──────── EXTRACTED MATERIAL ────────

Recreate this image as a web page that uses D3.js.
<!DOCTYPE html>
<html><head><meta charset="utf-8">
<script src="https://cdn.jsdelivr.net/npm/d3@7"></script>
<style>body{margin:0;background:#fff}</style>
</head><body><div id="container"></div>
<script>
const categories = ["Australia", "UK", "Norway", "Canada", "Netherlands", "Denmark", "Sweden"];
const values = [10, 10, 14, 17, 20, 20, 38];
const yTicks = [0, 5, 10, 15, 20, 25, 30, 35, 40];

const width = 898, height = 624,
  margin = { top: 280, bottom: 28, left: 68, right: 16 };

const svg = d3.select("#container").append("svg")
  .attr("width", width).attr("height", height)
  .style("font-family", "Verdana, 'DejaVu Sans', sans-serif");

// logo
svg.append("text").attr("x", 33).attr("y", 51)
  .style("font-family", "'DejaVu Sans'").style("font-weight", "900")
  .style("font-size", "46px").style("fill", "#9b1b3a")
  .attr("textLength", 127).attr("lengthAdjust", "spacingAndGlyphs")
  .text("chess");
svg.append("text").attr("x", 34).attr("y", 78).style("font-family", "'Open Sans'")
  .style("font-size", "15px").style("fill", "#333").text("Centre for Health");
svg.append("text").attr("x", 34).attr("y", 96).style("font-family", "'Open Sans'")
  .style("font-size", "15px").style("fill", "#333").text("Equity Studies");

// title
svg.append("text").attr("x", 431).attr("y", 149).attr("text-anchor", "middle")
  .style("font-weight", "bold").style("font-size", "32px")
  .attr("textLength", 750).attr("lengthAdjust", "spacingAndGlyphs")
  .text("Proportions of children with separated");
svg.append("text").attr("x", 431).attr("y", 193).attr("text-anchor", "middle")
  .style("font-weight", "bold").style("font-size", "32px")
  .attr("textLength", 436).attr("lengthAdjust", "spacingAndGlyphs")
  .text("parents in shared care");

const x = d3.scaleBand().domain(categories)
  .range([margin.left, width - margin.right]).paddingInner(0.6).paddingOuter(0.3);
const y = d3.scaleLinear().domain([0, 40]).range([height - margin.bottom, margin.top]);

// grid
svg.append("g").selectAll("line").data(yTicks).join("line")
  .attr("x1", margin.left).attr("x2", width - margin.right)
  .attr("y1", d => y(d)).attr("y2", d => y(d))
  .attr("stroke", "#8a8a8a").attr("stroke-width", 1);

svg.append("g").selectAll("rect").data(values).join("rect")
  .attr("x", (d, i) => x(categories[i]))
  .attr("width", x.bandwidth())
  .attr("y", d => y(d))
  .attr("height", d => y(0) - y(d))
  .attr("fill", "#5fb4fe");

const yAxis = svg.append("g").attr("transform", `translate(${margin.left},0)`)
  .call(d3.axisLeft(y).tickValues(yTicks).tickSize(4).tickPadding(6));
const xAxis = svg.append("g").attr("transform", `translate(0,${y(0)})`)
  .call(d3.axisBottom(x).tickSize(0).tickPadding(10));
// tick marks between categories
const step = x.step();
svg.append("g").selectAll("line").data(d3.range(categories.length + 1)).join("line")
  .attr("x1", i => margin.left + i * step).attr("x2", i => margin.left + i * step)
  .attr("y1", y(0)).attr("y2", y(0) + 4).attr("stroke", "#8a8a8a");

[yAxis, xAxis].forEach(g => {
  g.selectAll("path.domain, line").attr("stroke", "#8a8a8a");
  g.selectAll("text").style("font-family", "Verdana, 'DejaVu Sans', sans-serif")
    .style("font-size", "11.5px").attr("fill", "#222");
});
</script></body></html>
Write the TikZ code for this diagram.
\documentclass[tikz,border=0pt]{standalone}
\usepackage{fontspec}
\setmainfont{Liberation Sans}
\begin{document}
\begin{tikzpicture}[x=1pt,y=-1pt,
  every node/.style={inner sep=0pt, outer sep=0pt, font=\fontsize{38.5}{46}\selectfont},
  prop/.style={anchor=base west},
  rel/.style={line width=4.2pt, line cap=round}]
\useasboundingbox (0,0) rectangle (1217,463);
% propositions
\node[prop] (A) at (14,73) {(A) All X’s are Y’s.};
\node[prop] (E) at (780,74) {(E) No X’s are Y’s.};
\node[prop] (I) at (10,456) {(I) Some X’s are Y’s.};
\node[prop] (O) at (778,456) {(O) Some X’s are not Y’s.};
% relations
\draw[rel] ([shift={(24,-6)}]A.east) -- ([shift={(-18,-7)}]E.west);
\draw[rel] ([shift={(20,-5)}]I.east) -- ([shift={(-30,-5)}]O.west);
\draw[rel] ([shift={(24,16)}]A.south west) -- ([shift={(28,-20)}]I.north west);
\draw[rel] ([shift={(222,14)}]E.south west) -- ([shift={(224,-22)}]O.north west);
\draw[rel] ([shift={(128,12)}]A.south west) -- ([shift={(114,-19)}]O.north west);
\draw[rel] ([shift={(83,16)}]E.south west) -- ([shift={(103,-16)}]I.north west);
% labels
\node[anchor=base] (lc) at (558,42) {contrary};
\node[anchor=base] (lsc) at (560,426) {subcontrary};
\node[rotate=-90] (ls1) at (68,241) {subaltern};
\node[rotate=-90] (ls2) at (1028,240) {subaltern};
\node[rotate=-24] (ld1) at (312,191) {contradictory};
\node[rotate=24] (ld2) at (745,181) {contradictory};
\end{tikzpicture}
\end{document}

────────

• _BRIEF_
Quote every line of the data, word for word.

• _THE RESULT_
Recreate this image as a web page that uses D3.js.
<!DOCTYPE html>
<html><head><meta charset="utf-8">
<script src="https://cdn.jsdelivr.net/npm/d3@7"></script>
<style>body{margin:0;background:#fff}</style>
</head><body><div id="container"></div>
<script>
const categories = ["Australia", "UK", "Norway", "Canada", "Netherlands", "Denmark", "Sweden"];
const values = [10, 10, 14, 17, 20, 20, 38];
const yTicks = [0, 5, 10, 15, 20, 25, 30, 35, 40];

const width = 898, height = 624,
  margin = { top: 280, bottom: 28, left: 68, right: 16 };

const svg = d3.select("#container").append("svg")
  .attr("width", width).attr("height", height)
  .style("font-family", "Verdana, 'DejaVu Sans', sans-serif");

// logo
svg.append("text").attr("x", 33).attr("y", 51)
  .style("font-family", "'DejaVu Sans'").style("font-weight", "900")
  .style("font-size", "46px").style("fill", "#9b1b3a")
  .attr("textLength", 127).attr("lengthAdjust", "spacingAndGlyphs")
  .text("chess");
svg.append("text").attr("x", 34).attr("y", 78).style("font-family", "'Open Sans'")
  .style("font-size", "15px").style("fill", "#333").text("Centre for Health");
svg.append("text").attr("x", 34).attr("y", 96).style("font-family", "'Open Sans'")
  .style("font-size", "15px").style("fill", "#333").text("Equity Studies");

// title
svg.append("text").attr("x", 431).attr("y", 149).attr("text-anchor", "middle")
  .style("font-weight", "bold").style("font-size", "32px")
  .attr("textLength", 750).attr("lengthAdjust", "spacingAndGlyphs")
  .text("Proportions of children with separated");
svg.append("text").attr("x", 431).attr("y", 193).attr("text-anchor", "middle")
  .style("font-weight", "bold").style("font-size", "32px")
  .attr("textLength", 436).attr("lengthAdjust", "spacingAndGlyphs")
  .text("parents in shared care");

const x = d3.scaleBand().domain(categories)
  .range([margin.left, width - margin.right]).paddingInner(0.6).paddingOuter(0.3);
const y = d3.scaleLinear().domain([0, 40]).range([height - margin.bottom, margin.top]);

// grid
svg.append("g").selectAll("line").data(yTicks).join("line")
  .attr("x1", margin.left).attr("x2", width - margin.right)
  .attr("y1", d => y(d)).attr("y2", d => y(d))
  .attr("stroke", "#8a8a8a").attr("stroke-width", 1);

svg.append("g").selectAll("rect").data(values).join("rect")
  .attr("x", (d, i) => x(categories[i]))
  .attr("width", x.bandwidth())
  .attr("y", d => y(d))
  .attr("height", d => y(0) - y(d))
  .attr("fill", "#5fb4fe");

const yAxis = svg.append("g").attr("transform", `translate(${margin.left},0)`)
  .call(d3.axisLeft(y).tickValues(yTicks).tickSize(4).tickPadding(6));
const xAxis = svg.append("g").attr("transform", `translate(0,${y(0)})`)
  .call(d3.axisBottom(x).tickSize(0).tickPadding(10));
// tick marks between categories
const step = x.step();
svg.append("g").selectAll("line").data(d3.range(categories.length + 1)).join("line")
  .attr("x1", i => margin.left + i * step).attr("x2", i => margin.left + i * step)
  .attr("y1", y(0)).attr("y2", y(0) + 4).attr("stroke", "#8a8a8a");

[yAxis, xAxis].forEach(g => {
  g.selectAll("path.domain, line").attr("stroke", "#8a8a8a");
  g.selectAll("text").style("font-family", "Verdana, 'DejaVu Sans', sans-serif")
    .style("font-size", "11.5px").attr("fill", "#222");
});
</script></body></html>
Write the TikZ code for this diagram.
\documentclass[tikz,border=0pt]{standalone}
\usepackage{fontspec}
\setmainfont{Liberation Sans}
\begin{document}
\begin{tikzpicture}[x=1pt,y=-1pt,
  every node/.style={inner sep=0pt, outer sep=0pt, font=\fontsize{38.5}{46}\selectfont},
  prop/.style={anchor=base west},
  rel/.style={line width=4.2pt, line cap=round}]
\useasboundingbox (0,0) rectangle (1217,463);
% propositions
\node[prop] (A) at (14,73) {(A) All X’s are Y’s.};
\node[prop] (E) at (780,74) {(E) No X’s are Y’s.};
\node[prop] (I) at (10,456) {(I) Some X’s are Y’s.};
\node[prop] (O) at (778,456) {(O) Some X’s are not Y’s.};
% relations
\draw[rel] ([shift={(24,-6)}]A.east) -- ([shift={(-18,-7)}]E.west);
\draw[rel] ([shift={(20,-5)}]I.east) -- ([shift={(-30,-5)}]O.west);
\draw[rel] ([shift={(24,16)}]A.south west) -- ([shift={(28,-20)}]I.north west);
\draw[rel] ([shift={(222,14)}]E.south west) -- ([shift={(224,-22)}]O.north west);
\draw[rel] ([shift={(128,12)}]A.south west) -- ([shift={(114,-19)}]O.north west);
\draw[rel] ([shift={(83,16)}]E.south west) -- ([shift={(103,-16)}]I.north west);
% labels
\node[anchor=base] (lc) at (558,42) {contrary};
\node[anchor=base] (lsc) at (560,426) {subcontrary};
\node[rotate=-90] (ls1) at (68,241) {subaltern};
\node[rotate=-90] (ls2) at (1028,240) {subaltern};
\node[rotate=-24] (ld1) at (312,191) {contradictory};
\node[rotate=24] (ld2) at (745,181) {contradictory};
\end{tikzpicture}
\end{document}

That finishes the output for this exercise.